Why am I wittering on about this on a blog supposed to be about healthcare? Well, because I just happen to have been listening to a podcast discussion about Gove's proposed new history syllabus. I am very demonstrably not a teacher of young people, nor do I require any history in my daily life (nor do I actually have any idea about the details or practicalities of Gove's syllabus), but I think this may make me weirdly qualified to actually comment on this subject. Gove wants a more Britain-centric teaching of history: well guess what Gove: British history is frankly boring. Its also not particularly British, given that we are a mish-mash of Angles and Saxons. Sure, Harold got an arrow in the eye, but in the face of all that exotic otherworldly-yet-just-within-our-grasp excitement of the Egyptians, Moors, Romans and Greeks, any child in their right mind would be bored of this country's history. Not every child is going to end up a history scholar: the majority of them will, like me, end up in a job where they don't *need* any history. But the key is surely to get them to engage enough with the subject when they're young that they end up *wanting* it in their lives and seeking it out. 

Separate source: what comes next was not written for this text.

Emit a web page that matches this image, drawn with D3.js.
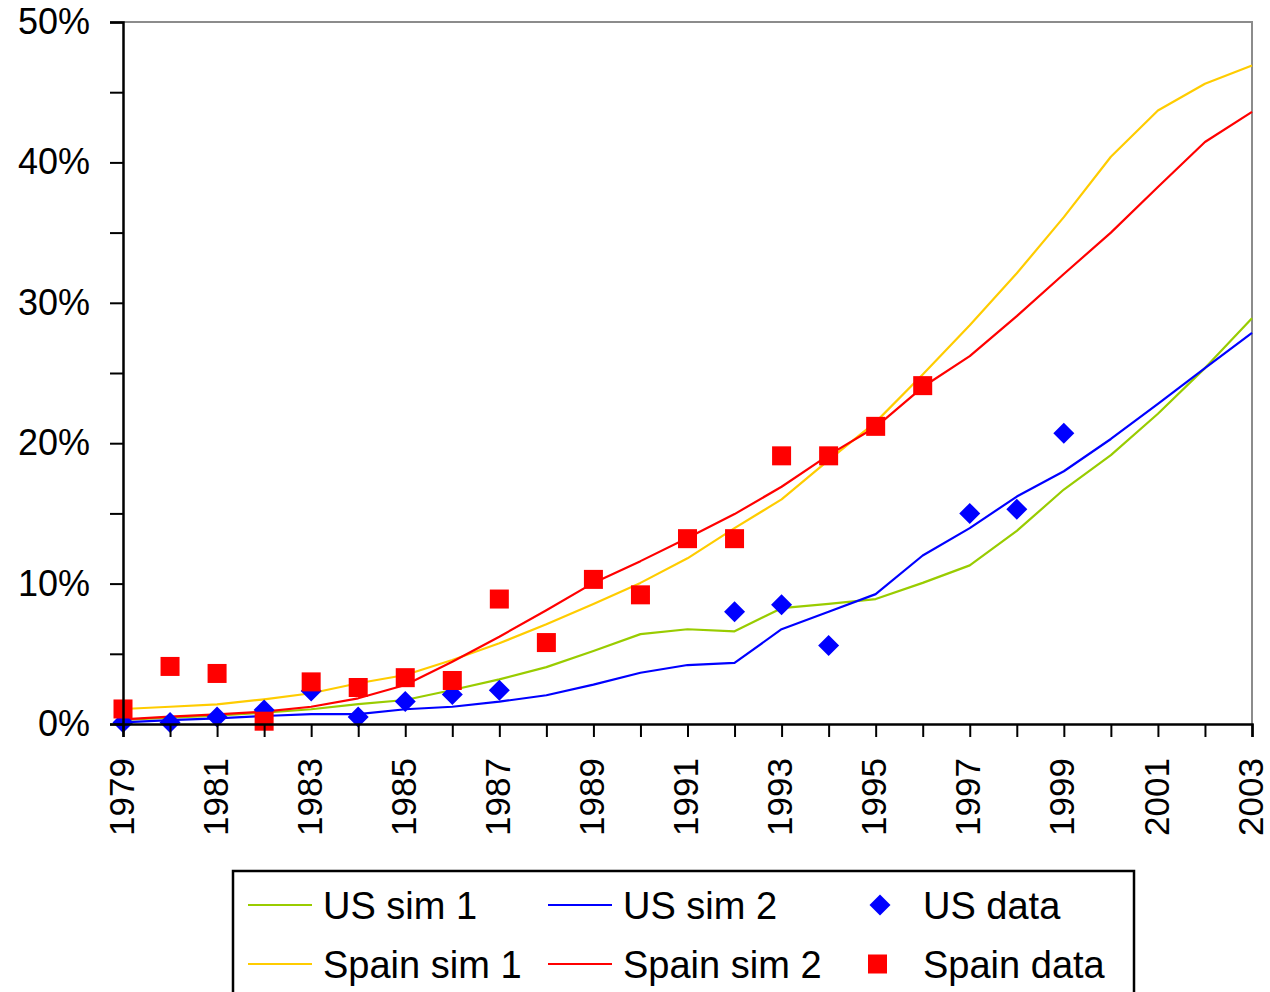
<!DOCTYPE html>
<html>
<head>
<meta charset="utf-8">
<script src="https://cdn.jsdelivr.net/npm/d3@7"></script>
<style>
  html, body { margin: 0; padding: 0; background: #fff; }
  svg { display: block; font-family: "Liberation Sans", Arial, sans-serif; }
</style>
</head>
<body>
<svg id="chart" width="1270" height="992"></svg>
<script>
// Years on the horizontal axis
const years = d3.range(1979, 2004);

// Simulated shares (%) per year, 1979–2003
const usSim1 = [0.3, 0.45, 0.6, 0.8, 1.05, 1.42, 1.71, 2.42, 3.18, 4.05, 5.2, 6.4, 6.75, 6.6, 8.25, 8.55, 8.9, 10.05, 11.3, 13.75, 16.7, 19.15, 22.1, 25.35, 28.9];
const usSim2 = [0.12, 0.28, 0.4, 0.57, 0.71, 0.71, 1.05, 1.23, 1.59, 2.05, 2.8, 3.65, 4.2, 4.35, 6.75, 8.0, 9.25, 12.0, 13.95, 16.2, 18.0, 20.3, 22.8, 25.35, 27.85];
const spainSim1 = [1.07, 1.23, 1.4, 1.76, 2.19, 2.9, 3.49, 4.56, 5.75, 7.1, 8.55, 10.05, 11.8, 13.95, 16.0, 18.8, 21.5, 24.9, 28.4, 32.1, 36.1, 40.4, 43.7, 45.6, 46.9];
const spainSim2 = [0.33, 0.52, 0.69, 0.88, 1.23, 1.83, 2.78, 4.44, 6.22, 8.1, 10.05, 11.6, 13.25, 14.95, 16.9, 19.15, 21.15, 24.0, 26.2, 29.05, 32.05, 35.0, 38.25, 41.45, 43.6];

// Observed data (%), only for the years available
const usDataYears = [1979, 1980, 1981, 1982, 1983, 1984, 1985, 1986, 1987, 1992, 1993, 1994, 1997, 1998, 1999];
const usData      = [0.1, 0.1, 0.5, 1.0, 2.35, 0.5, 1.6, 2.1, 2.4, 8.0, 8.5, 5.6, 15.0, 15.3, 20.7];
const spainDataYears = d3.range(1979, 1997);
const spainData      = [1.07, 4.1, 3.6, 0.2, 3.0, 2.6, 3.3, 3.1, 8.9, 5.8, 10.3, 9.2, 13.2, 13.2, 19.1, 19.1, 21.2, 24.1];

// Axis ticks
const yTicks = d3.range(0, 51, 5);
const yLabelTicks = [0, 10, 20, 30, 40, 50];
const xLabelYears = years.filter(y => y % 2 === 1);

const svg = d3.select("#chart");

const x = d3.scaleLinear().domain([1979, 2003]).range([123, 1252]);
const y = d3.scaleLinear().domain([0, 50]).range([724, 22]);

// Plot frame: grey top and right edges
svg.append("path")
  .attr("d", `M${x(1979)},${y(50)}H${x(2003)}V${y(0)}`)
  .attr("fill", "none").attr("stroke", "#8c8c8c").attr("stroke-width", 2);

// Series lines
const series = [
  { name: "US sim 1", values: usSim1, color: "#99cc00" },
  { name: "US sim 2", values: usSim2, color: "#0000ff" },
  { name: "Spain sim 1", values: spainSim1, color: "#ffcc00" },
  { name: "Spain sim 2", values: spainSim2, color: "#ff0000" }
];
const line = d3.line().x((d, i) => x(years[i])).y(d => y(d));
svg.append("g").selectAll("path").data(series).join("path")
  .attr("d", d => line(d.values))
  .attr("fill", "none")
  .attr("stroke", d => d.color)
  .attr("stroke-width", 2.2)
  .attr("stroke-linejoin", "round");

// US data: diamonds
const diamond = (cx, cy, rx, ry) => `M${cx},${cy - ry}L${cx + rx},${cy}L${cx},${cy + ry}L${cx - rx},${cy}Z`;
svg.append("g").selectAll("path").data(usDataYears).join("path")
  .attr("d", (d, i) => diamond(x(d), y(usData[i]), 10.5, 10.5))
  .attr("fill", "#0000ff");

// Spain data: squares
svg.append("g").selectAll("rect").data(spainDataYears).join("rect")
  .attr("x", d => x(d) - 9.5)
  .attr("y", (d, i) => y(spainData[i]) - 9.5)
  .attr("width", 19).attr("height", 19)
  .attr("fill", "#ff0000");

// Y axis
const yAxis = svg.append("g")
  .attr("transform", `translate(${x(1979)},0)`)
  .call(d3.axisLeft(y).tickValues(yTicks).tickSize(13).tickPadding(20)
    .tickFormat(d => yLabelTicks.includes(d) ? d + "%" : ""));
yAxis.select(".domain").attr("stroke", "#000").attr("stroke-width", 2.5);
yAxis.selectAll(".tick line").attr("stroke", "#000").attr("stroke-width", 2);
yAxis.selectAll(".tick text")
  .attr("font-size", 36).attr("fill", "#000")
  .attr("font-family", "Liberation Sans, Arial, sans-serif");

// X axis
const xAxis = svg.append("g")
  .attr("transform", `translate(0,${y(0)})`)
  .call(d3.axisBottom(x).tickValues(years).tickSize(13)
    .tickFormat(d => xLabelYears.includes(d) ? String(d) : ""));
xAxis.select(".domain").attr("stroke", "#000").attr("stroke-width", 2.5);
xAxis.selectAll(".tick line").attr("stroke", "#000").attr("stroke-width", 2);
xAxis.selectAll(".tick text")
  .attr("font-size", 35).attr("fill", "#000")
  .attr("font-family", "Liberation Sans, Arial, sans-serif")
  .attr("transform", "rotate(-90)")
  .attr("text-anchor", "end")
  .attr("x", -34).attr("y", 0).attr("dy", "0.29em");

// Legend
const legend = svg.append("g");
legend.append("rect")
  .attr("x", 233).attr("y", 871).attr("width", 901).attr("height", 150)
  .attr("fill", "#fff").attr("stroke", "#000").attr("stroke-width", 2.5);

const legendItems = [
  { label: "US sim 1", type: "line", color: "#99cc00", col: 0, row: 0 },
  { label: "US sim 2", type: "line", color: "#0000ff", col: 1, row: 0 },
  { label: "US data", type: "diamond", color: "#0000ff", col: 2, row: 0 },
  { label: "Spain sim 1", type: "line", color: "#ffcc00", col: 0, row: 1 },
  { label: "Spain sim 2", type: "line", color: "#ff0000", col: 1, row: 1 },
  { label: "Spain data", type: "square", color: "#ff0000", col: 2, row: 1 }
];
const colX = [248, 548, 848];
const rowY = [905, 964];

const li = legend.selectAll("g.item").data(legendItems).join("g")
  .attr("class", "item")
  .attr("transform", d => `translate(${colX[d.col]},${rowY[d.row]})`);

li.filter(d => d.type === "line").append("line")
  .attr("x1", 0).attr("x2", 64).attr("y1", 0).attr("y2", 0)
  .attr("stroke", d => d.color).attr("stroke-width", 2.2);
li.filter(d => d.type === "diamond").append("path")
  .attr("d", diamond(32, 0, 10.5, 10.5))
  .attr("fill", d => d.color);
li.filter(d => d.type === "square").append("rect")
  .attr("x", 20).attr("y", -9.5).attr("width", 19).attr("height", 19)
  .attr("fill", d => d.color);
li.append("text")
  .attr("x", 75).attr("y", 0).attr("dy", "0.36em")
  .attr("font-size", 38)
  .attr("fill", "#000")
  .text(d => d.label);
</script>
</body>
</html>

So here's the thing: children at that age, before any prejudices of the state or the people surrounding them have properly kicked in, are open to and utterly interested by other cultures. When I think about it now, it would seem that my love for urbanity and multi-culturism has its roots in those days as a child learning about people different to myself. To instil some passion for history in children is to instil a thirst for looking deeper beyond surfaces and for searching for the hows and whys. It seems to me to be a real shame to politicise and manipulate this so it becomes focused on a narrower understanding of one country, and a series of dates. 

There's quite a high likelihood that none of this makes sense, given that its very early in the morning and I'm typing this on my iPod. Apologies for all the errors and/or fallacies and oversharing of my childhood geekery


Hxxx

Oh, and FYI: Elgin Marbles tour guide available to hire, for the mere price of train fare, London-based accommodation and a pint in that pub i like round the corner from the British Museum. I'm often vague on the dates and things like that, but apparently quite entertaining on the important bits. 

P.S. King Tutankhamen was very impressed with my outfit on that visit, and allowed me to do the demonstration of mummy-wrapping. I think it was the hair that did it. He was less impressed when one of the boys who had put decidedly less effort into his ancient styling kept demanding to know why King Tut had a Geordie accent and no sun tan if he was supposed to be Egyptian. 

PPS. Clearly when I was writing this I had forgotten about The Tudors. They were quite cool, particularly Elizabeth I. I still stand by my point though that British history just doesn't have the panache or history from further afield.